The question is who owns it.
The world is waking up to the need for user-owned AI. But user-owned AI means much more than open-source models or self-hosting.
It means users retain ownership, control, and economic participation as AI becomes the primary interface to the internet. In a world where agents work, earn, spend, negotiate, invest, and create value on behalf of billions of people, users need guarantees:
- Privacy: your data belongs to you
- Verifiability: you can prove what ran, on what data, and with what model
- Neutrality: everyone has equal access and markets are open
- Alignment: AI acts in your interests
User-owned AI requires a complete stack.
The next internet won’t be navigated primarily by humans. It will be navigated by agents acting on behalf of humans.
Every search, purchase, investment, booking, workflow, and business process will increasingly be delegated. The infrastructure governing those interactions will determine who captures the value they create.

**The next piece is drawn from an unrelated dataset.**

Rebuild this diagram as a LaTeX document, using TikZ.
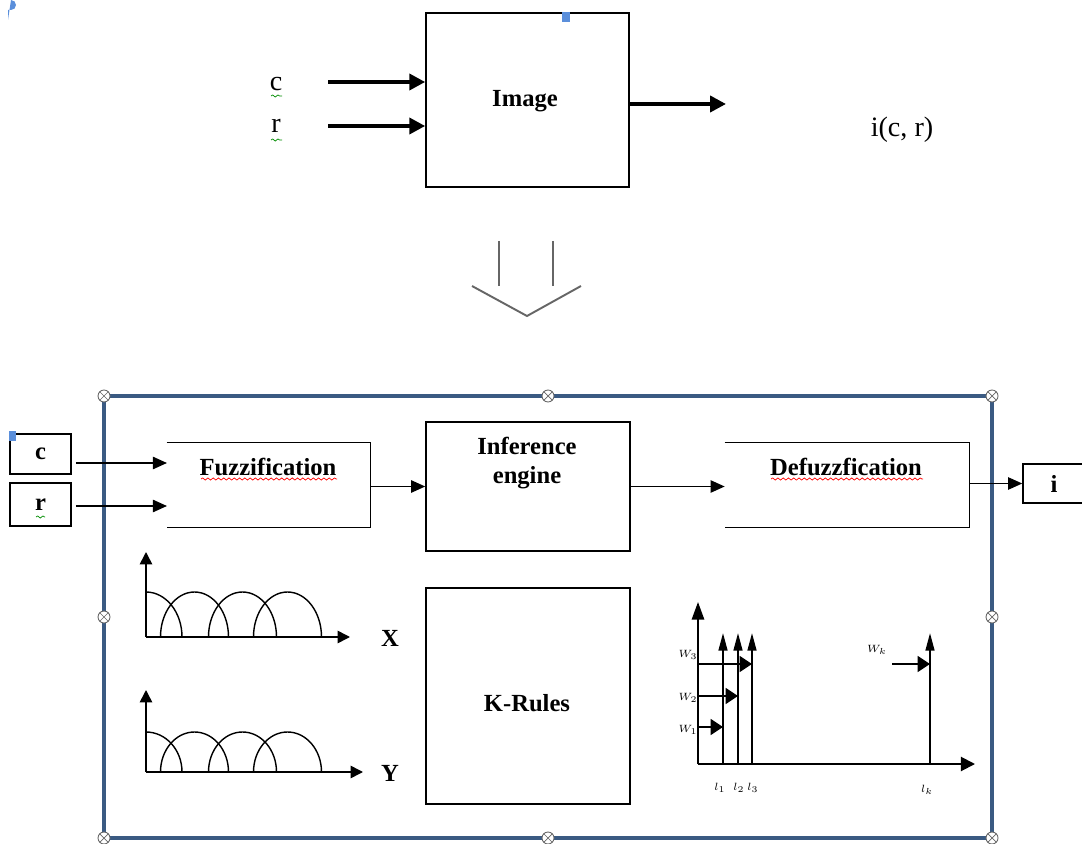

Long before AI became mainstream, NEAR recognized that an agent-driven economy would require scalable execution, user-owned accounts, privacy, verifiable computation, and neutral coordination layers. The last decade has been spent building those foundations.

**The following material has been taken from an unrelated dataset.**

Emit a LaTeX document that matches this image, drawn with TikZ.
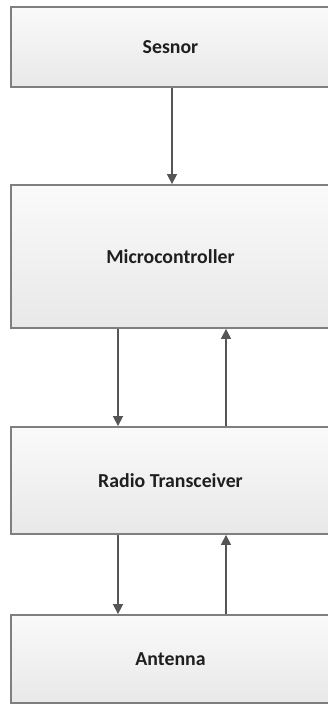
\documentclass[tikz,border=0pt]{standalone}
\usepackage{fontspec}
\setmainfont{Carlito}
\usetikzlibrary{arrows.meta}
\definecolor{boxline}{HTML}{7F7F7F}
\definecolor{arrline}{HTML}{555555}
\definecolor{txt}{HTML}{1F1F1F}
\tikzset{
  blk/.style={draw=boxline, line width=1.8pt, top color=white!98!black, bottom color=white!91!black,
    minimum width=319pt, inner sep=0pt, font=\bfseries\fontsize{19.8}{23}\selectfont, text=txt},
  arr/.style={draw=arrline, line width=1.5pt, -{Triangle[width=10pt,length=10pt]}}
}
\begin{document}
\begin{tikzpicture}[x=1pt,y=1pt]
\useasboundingbox (0,0) rectangle (328,-704);
\node[blk, minimum height=80pt] (s) at (170.5,-47) {Sesnor};
\node[blk, minimum height=143pt] (m) at (170.5,-256.5) {Microcontroller};
\node[blk, minimum height=107pt] (r) at (170.5,-480.5) {Radio Transceiver};
\node[blk, minimum height=88pt] (a) at (170.5,-659) {Antenna};
\draw[arr] ([xshift=1.5pt]s.south) -- ([xshift=1.5pt]m.north);
\draw[arr] ([xshift=-52.5pt]m.south) -- ([xshift=-52.5pt]r.north);
\draw[arr] ([xshift=55.5pt]r.north) -- ([xshift=55.5pt]m.south);
\draw[arr] ([xshift=-52.5pt]r.south) -- ([xshift=-52.5pt]a.north);
\draw[arr] ([xshift=55.5pt]a.north) -- ([xshift=55.5pt]r.south);
\end{tikzpicture}
\end{document}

Today, those foundations are beginning to power real-world systems.
NEAR AI’s private inference powers Venice’s privacy-preserving AI platform, serving more than 3 million registered users. Major fintech platforms like Abound and the Government of Bermuda are integrating NEAR AI for applications where protecting sensitive financial and citizen data is critical. NEAR AI Cloud now provides anonymization and TEE-secured confidential inference across more than 30 models spanning both frontier and open-source AI.
But this is only the beginning.
The privacy renaissance emerging across crypto is the opening act of a much larger shift. Users increasingly expect ownership over their assets. Soon they will demand ownership over their data. Then ownership over their agents. And ultimately ownership over the value those agents create. Agents won’t simply streamline existing economic activity. They will create entirely new forms of value. They will discover opportunities. Coordinate work. Allocate capital. Negotiate services. Build businesses. And participate in markets on behalf of users.

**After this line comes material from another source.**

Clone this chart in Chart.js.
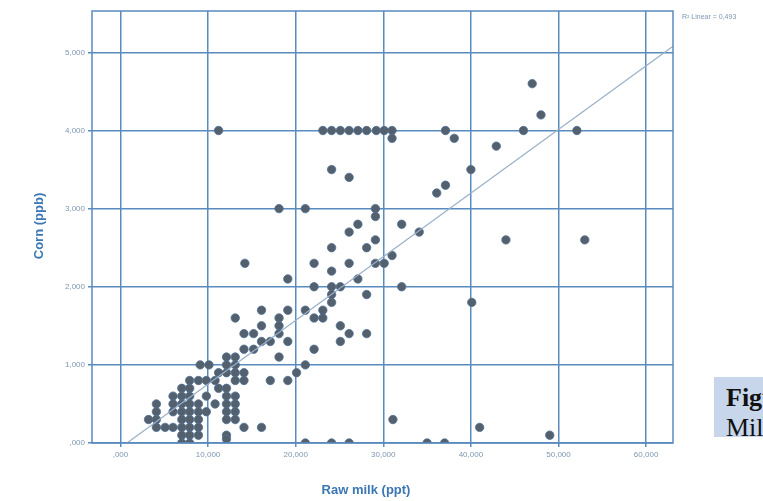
<!DOCTYPE html>
<html><head><meta charset="utf-8">
<script src="https://cdn.jsdelivr.net/npm/chart.js@4.4.1/dist/chart.umd.min.js"></script>
<style>
html,body{margin:0;padding:0;background:#fff;overflow:hidden;width:763px;height:501px}
#wrap{position:relative;width:763px;height:501px}
canvas{position:absolute;left:0;top:0}
#fig{position:absolute;left:714px;top:377px;width:60px;height:60px;background:#c7d6eb;overflow:hidden;font-family:"Liberation Serif","Times New Roman",serif;color:#111;font-size:26px;line-height:30px;padding:6px 0 0 12px;box-sizing:border-box;white-space:nowrap}
#fig b{font-weight:bold}
</style></head>
<body>
<div id="wrap">
<canvas id="c" width="763" height="501"></canvas>
<div id="fig"><b>Figure 4.</b><br>Milk</div>
</div>
<script>
// Raw milk (ppt) values, one per sample
const rawMilk = [
 11.2, 23.1, 24.1, 25.1, 26.1, 27.1, 28.1, 29.2, 30.1, 31.0, 31.0,
 37.1, 38.1, 42.9, 47.0, 48.0, 46.0, 52.1, 40.0, 37.1, 36.1, 32.1, 34.1, 44.0, 53.0, 31.0,
 24.1, 26.1, 18.1, 21.1, 29.1, 29.1, 27.1, 26.1, 24.1, 28.1, 29.1,
 14.2, 22.1, 26.1, 29.1, 30.1, 19.1, 24.1, 27.1, 22.1, 24.1, 25.1, 32.1,
 24.1, 24.1, 28.1, 40.1, 16.1, 19.1, 21.1, 23.1, 23.1, 22.1, 18.1, 18.1, 18.1,
 13.1, 16.1, 25.1, 15.2, 14.1, 26.1, 28.1, 16.1, 17.1, 19.1, 25.1,
 15.2, 14.1, 22.1, 18.1, 21.1, 20.1, 17.1, 19.1,
 16.1, 31.1, 41.0, 49.0, 21.1, 24.1, 26.1, 35.0, 37.0, 14.1, 14.1, 14.1,
 3.2, 4.1, 4.1, 4.1, 4.1, 5.1, 6.0, 6.0, 6.0, 6.0,
 7.0, 7.0, 7.0, 7.0, 7.0, 7.0, 7.0, 7.0,
 7.9, 7.9, 7.9, 7.9, 7.9, 7.9, 7.9, 7.9, 7.9,
 8.9, 8.9, 8.9, 8.9, 8.9, 8.9, 9.1, 9.8, 9.8, 9.8, 10.1, 10.8, 10.8, 11.2, 11.2,
 12.1, 12.1, 12.1, 12.1, 12.1, 12.1, 12.1, 12.1, 12.1, 12.1,
 13.1, 13.1, 13.1, 13.1, 13.1, 13.1, 13.1, 13.1
];
// Corn (ppb) values, same order
const corn = [
 4.0, 4.0, 4.0, 4.0, 4.0, 4.0, 4.0, 4.0, 4.0, 4.0, 3.9,
 4.0, 3.9, 3.8, 4.6, 4.2, 4.0, 4.0, 3.5, 3.3, 3.2, 2.8, 2.7, 2.6, 2.6, 2.4,
 3.5, 3.4, 3.0, 3.0, 3.0, 2.9, 2.8, 2.7, 2.5, 2.5, 2.6,
 2.3, 2.3, 2.3, 2.3, 2.3, 2.1, 2.2, 2.1, 2.0, 2.0, 2.0, 2.0,
 1.9, 1.8, 1.9, 1.8, 1.7, 1.7, 1.7, 1.7, 1.6, 1.6, 1.6, 1.5, 1.4,
 1.6, 1.5, 1.5, 1.4, 1.4, 1.4, 1.4, 1.3, 1.3, 1.3, 1.3,
 1.2, 1.2, 1.2, 1.1, 1.0, 0.9, 0.8, 0.8,
 0.2, 0.3, 0.2, 0.1, 0.0, 0.0, 0.0, 0.0, 0.0, 0.2, 0.8, 0.9,
 0.3, 0.5, 0.4, 0.3, 0.2, 0.2, 0.6, 0.5, 0.4, 0.2,
 0.7, 0.6, 0.5, 0.4, 0.3, 0.2, 0.1, 0.0,
 0.8, 0.7, 0.6, 0.5, 0.4, 0.3, 0.2, 0.1, 0.0,
 0.8, 0.5, 0.4, 0.3, 0.2, 0.1, 1.0, 0.8, 0.6, 0.4, 1.0, 0.8, 0.5, 0.9, 0.7,
 1.1, 1.0, 0.9, 0.7, 0.6, 0.5, 0.4, 0.3, 0.1, 0.05,
 1.1, 1.0, 0.9, 0.8, 0.6, 0.5, 0.4, 0.3
];
// Linear fit line end points
const fitX = [0.74, 63.07];
const fitY = [0.0, 5.08];
const xTicks = [0, 10, 20, 30, 40, 50, 60];
const yTicks = [0, 1, 2, 3, 4, 5];
const xTitle = 'Raw milk (ppt)';
const yTitle = 'Corn (ppb)';
const rSquaredLabel = 'R\u00B2 Linear = 0,493';

function fmt(v){ let s = Number(v).toFixed(3).replace('.', ','); if (s.startsWith('0,')) s = s.slice(1); return s; }

const gridCol = '#5a8bbf';
const tickCol = '#7e97b2';
const titleCol = '#3a77b4';
const FONT = '"Liberation Sans", Arial, sans-serif';

const extras = {
  id: 'extras',
  afterDraw(chart){
    const c = chart.ctx, a = chart.chartArea;
    c.save();
    c.strokeStyle = gridCol; c.lineWidth = 1.5;
    c.strokeRect(a.left, a.top, a.right - a.left, a.bottom - a.top);
    c.fillStyle = titleCol;
    c.font = 'bold 13px ' + FONT;
    c.textAlign = 'center'; c.textBaseline = 'middle';
    c.fillText(xTitle, 366, 490);
    c.save();
    c.translate(39, 226); c.rotate(-Math.PI/2);
    c.fillText(yTitle, 0, 0);
    c.restore();
    c.fillStyle = tickCol;
    c.font = '7px ' + FONT;
    c.textAlign = 'left';
    c.fillText(rSquaredLabel, 682, 17);
    c.restore();
  }
};

new Chart(document.getElementById('c'), {
  type: 'scatter',
  data: { datasets: [
    { data: rawMilk.map((x, i) => ({ x, y: corn[i] })), pointRadius: 4.2, pointHoverRadius: 4.2,
      backgroundColor: '#55606d', borderColor: '#4c6f97', borderWidth: 0.8, order: 1 },
    { type: 'line', data: fitX.map((x, i) => ({ x, y: fitY[i] })), borderColor: '#98b0c8', borderWidth: 1.2,
      pointRadius: 0, fill: false, order: 0 }
  ]},
  options: {
    responsive: false, animation: false, devicePixelRatio: 1,
    layout: { padding: { left: 0, right: 90, top: 11, bottom: 0 } },
    plugins: { legend: { display: false }, tooltip: { enabled: false } },
    scales: {
      x: { type: 'linear', min: -3.25, max: 63.07,
        afterBuildTicks: s => { s.ticks = xTicks.map(v => ({ value: v })); },
        afterFit: s => { s.height = 58; },
        grid: { color: gridCol, lineWidth: 1.5, tickLength: 4, drawTicks: true },
        border: { display: false },
        ticks: { callback: v => fmt(v), color: tickCol, font: { size: 8, family: FONT }, padding: 3, maxRotation: 0, autoSkip: false } },
      y: { type: 'linear', min: 0, max: 5.53,
        afterBuildTicks: s => { s.ticks = yTicks.map(v => ({ value: v })); },
        afterFit: s => { s.width = 92; },
        grid: { color: gridCol, lineWidth: 1.5, tickLength: 4, drawTicks: true },
        border: { display: false },
        ticks: { callback: v => fmt(v), color: tickCol, font: { size: 8, family: FONT }, padding: 3, autoSkip: false } }
    }
  },
  plugins: [extras]
});
</script>
</body></html>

The defining question of the next decade isn’t whether AI creates value. It’s who owns the systems that distribute it.
A future where a handful of companies own the models, interfaces, decisions, and economic flows of billions of people is one possible outcome.
Or:
A future where users own their data, their assets, their intelligence, and the value generated on their behalf is another.
NEAR is building for the second future.